Entries from a dataset

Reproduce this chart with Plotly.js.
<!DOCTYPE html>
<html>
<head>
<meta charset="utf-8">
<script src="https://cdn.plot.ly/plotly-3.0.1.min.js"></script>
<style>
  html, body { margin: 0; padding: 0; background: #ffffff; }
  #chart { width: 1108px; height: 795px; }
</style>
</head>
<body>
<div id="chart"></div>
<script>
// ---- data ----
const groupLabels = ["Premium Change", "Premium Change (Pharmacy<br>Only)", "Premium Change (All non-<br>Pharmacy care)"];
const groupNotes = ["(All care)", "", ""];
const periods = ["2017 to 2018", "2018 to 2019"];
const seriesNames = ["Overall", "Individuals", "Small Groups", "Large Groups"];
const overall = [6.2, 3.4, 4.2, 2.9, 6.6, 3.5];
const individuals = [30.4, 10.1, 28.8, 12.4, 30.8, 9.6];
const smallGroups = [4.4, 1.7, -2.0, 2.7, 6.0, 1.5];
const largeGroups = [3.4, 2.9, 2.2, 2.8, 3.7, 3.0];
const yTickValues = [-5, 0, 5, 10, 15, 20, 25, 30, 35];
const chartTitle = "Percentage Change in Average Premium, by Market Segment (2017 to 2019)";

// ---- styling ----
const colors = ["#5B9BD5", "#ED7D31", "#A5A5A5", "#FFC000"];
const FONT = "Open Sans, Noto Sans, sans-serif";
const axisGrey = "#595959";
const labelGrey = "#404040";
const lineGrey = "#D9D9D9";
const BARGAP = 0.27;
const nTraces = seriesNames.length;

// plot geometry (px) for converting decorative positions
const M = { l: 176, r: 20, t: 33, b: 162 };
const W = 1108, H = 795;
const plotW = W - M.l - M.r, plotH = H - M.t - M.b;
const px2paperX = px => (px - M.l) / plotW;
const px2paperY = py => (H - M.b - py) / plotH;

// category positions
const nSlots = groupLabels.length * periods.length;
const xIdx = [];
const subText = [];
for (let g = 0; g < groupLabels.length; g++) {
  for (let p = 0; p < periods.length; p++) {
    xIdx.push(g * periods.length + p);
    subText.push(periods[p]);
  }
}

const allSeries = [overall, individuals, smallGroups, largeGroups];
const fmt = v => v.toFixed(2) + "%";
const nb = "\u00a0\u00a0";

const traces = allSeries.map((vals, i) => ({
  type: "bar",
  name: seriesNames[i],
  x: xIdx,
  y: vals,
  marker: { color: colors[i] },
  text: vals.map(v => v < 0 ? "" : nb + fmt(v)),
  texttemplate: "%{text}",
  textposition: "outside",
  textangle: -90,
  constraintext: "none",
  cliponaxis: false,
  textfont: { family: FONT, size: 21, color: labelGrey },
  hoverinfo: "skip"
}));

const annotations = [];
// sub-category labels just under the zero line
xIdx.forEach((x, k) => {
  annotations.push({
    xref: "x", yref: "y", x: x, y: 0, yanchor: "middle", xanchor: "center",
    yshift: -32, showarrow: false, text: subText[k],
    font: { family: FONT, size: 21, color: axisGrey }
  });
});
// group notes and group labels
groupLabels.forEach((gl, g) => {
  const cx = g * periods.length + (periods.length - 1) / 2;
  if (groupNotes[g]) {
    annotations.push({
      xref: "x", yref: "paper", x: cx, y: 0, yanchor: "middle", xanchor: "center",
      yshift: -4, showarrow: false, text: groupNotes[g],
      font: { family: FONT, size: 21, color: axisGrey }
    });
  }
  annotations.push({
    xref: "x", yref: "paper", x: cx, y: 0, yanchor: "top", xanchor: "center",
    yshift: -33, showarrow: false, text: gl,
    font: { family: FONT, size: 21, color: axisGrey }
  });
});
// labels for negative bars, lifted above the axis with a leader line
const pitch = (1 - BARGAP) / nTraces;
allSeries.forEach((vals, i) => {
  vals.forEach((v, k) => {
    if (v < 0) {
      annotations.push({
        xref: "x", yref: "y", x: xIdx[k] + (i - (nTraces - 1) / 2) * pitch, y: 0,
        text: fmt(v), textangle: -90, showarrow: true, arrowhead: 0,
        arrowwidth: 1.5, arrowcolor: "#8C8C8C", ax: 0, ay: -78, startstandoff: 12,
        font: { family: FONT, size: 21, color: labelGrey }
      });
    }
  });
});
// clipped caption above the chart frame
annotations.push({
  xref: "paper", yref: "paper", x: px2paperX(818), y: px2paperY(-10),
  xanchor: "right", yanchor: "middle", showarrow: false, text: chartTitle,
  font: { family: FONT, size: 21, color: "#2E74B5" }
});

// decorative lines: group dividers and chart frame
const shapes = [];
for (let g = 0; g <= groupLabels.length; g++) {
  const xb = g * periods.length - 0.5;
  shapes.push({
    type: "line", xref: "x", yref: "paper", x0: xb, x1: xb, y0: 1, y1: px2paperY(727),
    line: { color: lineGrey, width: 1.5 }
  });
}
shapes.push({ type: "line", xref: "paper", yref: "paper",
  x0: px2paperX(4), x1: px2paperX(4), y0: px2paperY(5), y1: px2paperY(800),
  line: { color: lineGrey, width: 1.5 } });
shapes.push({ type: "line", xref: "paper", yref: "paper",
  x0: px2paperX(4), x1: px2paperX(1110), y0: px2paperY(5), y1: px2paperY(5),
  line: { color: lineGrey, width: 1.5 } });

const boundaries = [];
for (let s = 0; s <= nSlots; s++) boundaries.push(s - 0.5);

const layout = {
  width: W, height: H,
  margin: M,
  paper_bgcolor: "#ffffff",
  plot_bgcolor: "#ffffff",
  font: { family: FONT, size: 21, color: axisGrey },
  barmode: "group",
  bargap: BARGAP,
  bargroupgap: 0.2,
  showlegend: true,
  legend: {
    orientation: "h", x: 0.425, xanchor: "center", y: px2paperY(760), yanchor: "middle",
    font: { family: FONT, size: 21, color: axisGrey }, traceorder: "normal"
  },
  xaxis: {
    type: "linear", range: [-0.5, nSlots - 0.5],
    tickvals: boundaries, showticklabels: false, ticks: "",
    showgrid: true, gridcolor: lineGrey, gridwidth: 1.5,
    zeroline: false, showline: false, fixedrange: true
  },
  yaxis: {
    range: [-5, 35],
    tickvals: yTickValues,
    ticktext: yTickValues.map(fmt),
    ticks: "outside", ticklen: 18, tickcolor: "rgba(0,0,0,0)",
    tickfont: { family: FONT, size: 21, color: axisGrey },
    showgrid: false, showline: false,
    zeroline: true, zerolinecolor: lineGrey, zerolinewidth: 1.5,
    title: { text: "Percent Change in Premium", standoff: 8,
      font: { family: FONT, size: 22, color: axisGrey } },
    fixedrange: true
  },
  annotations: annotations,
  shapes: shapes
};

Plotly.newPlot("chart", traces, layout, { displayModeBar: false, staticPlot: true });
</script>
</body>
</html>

--

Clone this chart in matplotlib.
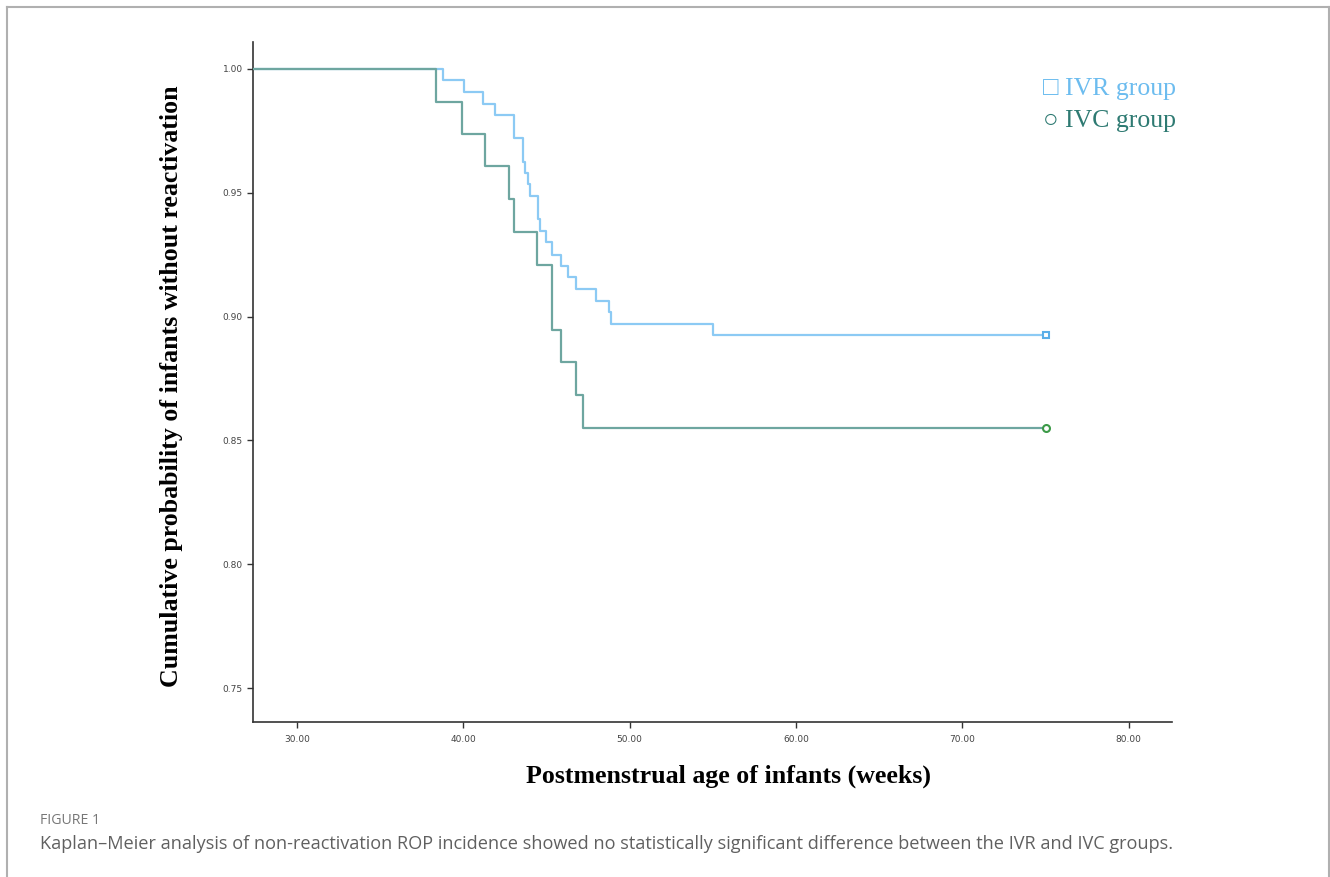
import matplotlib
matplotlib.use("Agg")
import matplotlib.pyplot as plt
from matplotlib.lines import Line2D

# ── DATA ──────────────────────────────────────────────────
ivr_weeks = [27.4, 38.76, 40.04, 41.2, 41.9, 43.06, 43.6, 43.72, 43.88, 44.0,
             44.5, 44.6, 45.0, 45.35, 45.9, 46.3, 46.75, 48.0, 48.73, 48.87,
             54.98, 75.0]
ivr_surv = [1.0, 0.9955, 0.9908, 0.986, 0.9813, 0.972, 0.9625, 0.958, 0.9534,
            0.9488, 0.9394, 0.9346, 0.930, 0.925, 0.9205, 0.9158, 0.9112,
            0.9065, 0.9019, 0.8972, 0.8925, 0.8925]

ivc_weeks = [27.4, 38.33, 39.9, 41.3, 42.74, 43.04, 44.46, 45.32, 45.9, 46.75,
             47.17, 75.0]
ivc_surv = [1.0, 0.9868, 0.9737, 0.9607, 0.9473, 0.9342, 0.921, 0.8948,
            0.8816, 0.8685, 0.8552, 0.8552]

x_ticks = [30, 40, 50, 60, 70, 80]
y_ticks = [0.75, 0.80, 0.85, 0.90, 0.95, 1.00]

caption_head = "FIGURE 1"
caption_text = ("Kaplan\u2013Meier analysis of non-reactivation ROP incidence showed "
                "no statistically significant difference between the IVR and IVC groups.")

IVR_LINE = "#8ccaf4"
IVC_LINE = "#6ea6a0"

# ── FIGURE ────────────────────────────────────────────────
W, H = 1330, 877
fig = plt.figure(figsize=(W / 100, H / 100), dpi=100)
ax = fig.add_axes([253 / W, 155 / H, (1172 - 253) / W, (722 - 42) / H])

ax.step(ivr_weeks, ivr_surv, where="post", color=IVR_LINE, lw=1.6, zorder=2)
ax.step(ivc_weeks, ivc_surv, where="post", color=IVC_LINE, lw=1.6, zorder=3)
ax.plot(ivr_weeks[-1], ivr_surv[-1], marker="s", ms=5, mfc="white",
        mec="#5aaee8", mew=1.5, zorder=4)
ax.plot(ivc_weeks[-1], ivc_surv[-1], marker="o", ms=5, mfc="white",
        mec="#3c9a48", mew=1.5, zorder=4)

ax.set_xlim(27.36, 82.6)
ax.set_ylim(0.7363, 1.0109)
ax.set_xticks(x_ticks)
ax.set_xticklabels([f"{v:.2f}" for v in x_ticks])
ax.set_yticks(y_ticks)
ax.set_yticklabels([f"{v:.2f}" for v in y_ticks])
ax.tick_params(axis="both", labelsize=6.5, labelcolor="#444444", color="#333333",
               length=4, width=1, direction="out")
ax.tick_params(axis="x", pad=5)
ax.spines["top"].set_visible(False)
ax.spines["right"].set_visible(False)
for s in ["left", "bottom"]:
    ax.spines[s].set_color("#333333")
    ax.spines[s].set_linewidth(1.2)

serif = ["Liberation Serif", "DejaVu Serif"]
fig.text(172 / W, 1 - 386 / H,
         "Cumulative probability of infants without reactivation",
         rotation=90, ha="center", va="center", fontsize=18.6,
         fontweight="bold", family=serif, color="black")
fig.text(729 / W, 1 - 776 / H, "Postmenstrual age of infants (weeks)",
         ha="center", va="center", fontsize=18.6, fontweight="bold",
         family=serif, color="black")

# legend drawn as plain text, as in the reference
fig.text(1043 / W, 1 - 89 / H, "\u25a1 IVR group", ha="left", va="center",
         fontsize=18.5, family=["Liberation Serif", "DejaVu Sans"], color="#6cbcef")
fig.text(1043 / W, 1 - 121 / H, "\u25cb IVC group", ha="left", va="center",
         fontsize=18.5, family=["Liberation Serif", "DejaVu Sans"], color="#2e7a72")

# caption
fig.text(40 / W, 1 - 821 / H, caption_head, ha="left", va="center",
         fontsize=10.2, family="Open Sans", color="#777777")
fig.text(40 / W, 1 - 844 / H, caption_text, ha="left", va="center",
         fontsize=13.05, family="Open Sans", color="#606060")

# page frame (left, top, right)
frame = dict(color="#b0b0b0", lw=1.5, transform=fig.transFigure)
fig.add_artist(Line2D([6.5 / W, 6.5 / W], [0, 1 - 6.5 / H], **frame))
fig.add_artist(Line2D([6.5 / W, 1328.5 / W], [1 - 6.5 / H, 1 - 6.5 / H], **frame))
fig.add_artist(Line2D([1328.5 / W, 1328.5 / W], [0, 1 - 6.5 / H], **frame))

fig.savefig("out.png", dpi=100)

==

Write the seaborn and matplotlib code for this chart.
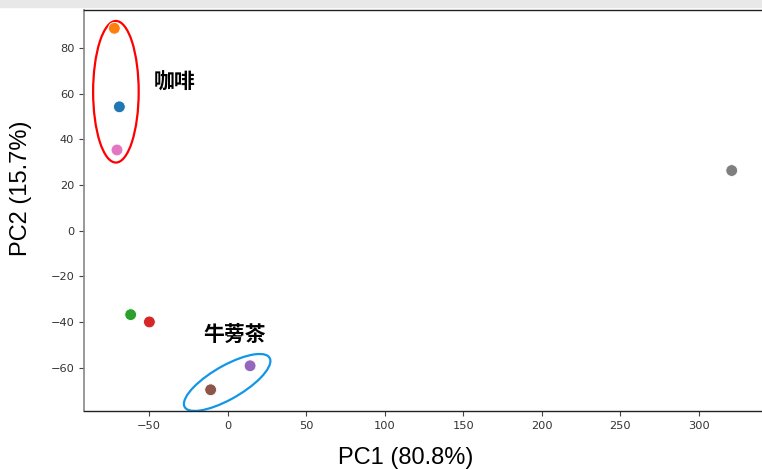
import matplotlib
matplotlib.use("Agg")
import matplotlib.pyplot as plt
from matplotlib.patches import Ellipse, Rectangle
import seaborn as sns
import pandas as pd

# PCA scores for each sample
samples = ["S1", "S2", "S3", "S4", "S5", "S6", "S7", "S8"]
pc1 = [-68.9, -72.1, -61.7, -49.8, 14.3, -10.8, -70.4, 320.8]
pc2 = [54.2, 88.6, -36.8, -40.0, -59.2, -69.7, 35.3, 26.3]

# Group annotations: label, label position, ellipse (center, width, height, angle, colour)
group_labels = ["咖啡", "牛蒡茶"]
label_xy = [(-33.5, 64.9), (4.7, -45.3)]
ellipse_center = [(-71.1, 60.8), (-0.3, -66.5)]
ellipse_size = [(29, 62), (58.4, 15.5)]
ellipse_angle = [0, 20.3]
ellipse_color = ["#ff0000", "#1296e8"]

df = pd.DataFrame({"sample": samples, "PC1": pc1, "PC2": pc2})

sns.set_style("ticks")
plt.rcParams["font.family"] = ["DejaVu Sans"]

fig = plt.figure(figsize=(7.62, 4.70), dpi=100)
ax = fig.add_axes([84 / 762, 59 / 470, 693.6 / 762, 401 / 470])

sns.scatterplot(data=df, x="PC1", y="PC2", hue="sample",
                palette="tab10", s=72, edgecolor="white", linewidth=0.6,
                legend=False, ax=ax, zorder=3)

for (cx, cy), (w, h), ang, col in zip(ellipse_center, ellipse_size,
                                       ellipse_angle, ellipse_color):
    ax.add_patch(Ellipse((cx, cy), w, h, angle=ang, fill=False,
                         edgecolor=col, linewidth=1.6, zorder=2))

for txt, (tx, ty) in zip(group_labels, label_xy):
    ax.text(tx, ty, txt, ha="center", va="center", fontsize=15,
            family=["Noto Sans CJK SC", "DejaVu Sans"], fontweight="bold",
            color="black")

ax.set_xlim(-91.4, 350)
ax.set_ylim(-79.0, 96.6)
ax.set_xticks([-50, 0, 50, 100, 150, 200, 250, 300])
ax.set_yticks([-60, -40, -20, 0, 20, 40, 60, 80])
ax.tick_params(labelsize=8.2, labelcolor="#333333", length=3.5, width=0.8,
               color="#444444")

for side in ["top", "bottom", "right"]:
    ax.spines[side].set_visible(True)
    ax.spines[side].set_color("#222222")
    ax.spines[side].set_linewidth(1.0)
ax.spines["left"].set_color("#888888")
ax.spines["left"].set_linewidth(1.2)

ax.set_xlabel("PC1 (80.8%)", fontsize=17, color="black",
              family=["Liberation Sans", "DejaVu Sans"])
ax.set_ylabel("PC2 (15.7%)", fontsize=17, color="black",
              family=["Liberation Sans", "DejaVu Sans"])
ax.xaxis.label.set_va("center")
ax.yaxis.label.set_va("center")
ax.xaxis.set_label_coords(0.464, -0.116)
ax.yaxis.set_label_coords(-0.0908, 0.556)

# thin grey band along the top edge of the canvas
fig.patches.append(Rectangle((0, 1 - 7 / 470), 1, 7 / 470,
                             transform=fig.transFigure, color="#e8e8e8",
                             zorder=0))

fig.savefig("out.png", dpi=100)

* [The problem] Nothing but the lines from the one containing "Clone this chart in matplotlib." through the one containing "ax = fig.add_axes([253" should be echoed, each exactly as it stands; pictures are excluded.

* [Exercise solution]
Clone this chart in matplotlib.
import matplotlib
matplotlib.use("Agg")
import matplotlib.pyplot as plt
from matplotlib.lines import Line2D

# ── DATA ──────────────────────────────────────────────────
ivr_weeks = [27.4, 38.76, 40.04, 41.2, 41.9, 43.06, 43.6, 43.72, 43.88, 44.0,
             44.5, 44.6, 45.0, 45.35, 45.9, 46.3, 46.75, 48.0, 48.73, 48.87,
             54.98, 75.0]
ivr_surv = [1.0, 0.9955, 0.9908, 0.986, 0.9813, 0.972, 0.9625, 0.958, 0.9534,
            0.9488, 0.9394, 0.9346, 0.930, 0.925, 0.9205, 0.9158, 0.9112,
            0.9065, 0.9019, 0.8972, 0.8925, 0.8925]

ivc_weeks = [27.4, 38.33, 39.9, 41.3, 42.74, 43.04, 44.46, 45.32, 45.9, 46.75,
             47.17, 75.0]
ivc_surv = [1.0, 0.9868, 0.9737, 0.9607, 0.9473, 0.9342, 0.921, 0.8948,
            0.8816, 0.8685, 0.8552, 0.8552]

x_ticks = [30, 40, 50, 60, 70, 80]
y_ticks = [0.75, 0.80, 0.85, 0.90, 0.95, 1.00]

caption_head = "FIGURE 1"
caption_text = ("Kaplan\u2013Meier analysis of non-reactivation ROP incidence showed "
                "no statistically significant difference between the IVR and IVC groups.")

IVR_LINE = "#8ccaf4"
IVC_LINE = "#6ea6a0"

# ── FIGURE ────────────────────────────────────────────────
W, H = 1330, 877
fig = plt.figure(figsize=(W / 100, H / 100), dpi=100)
ax = fig.add_axes([253 / W, 155 / H, (1172 - 253) / W, (722 - 42) / H])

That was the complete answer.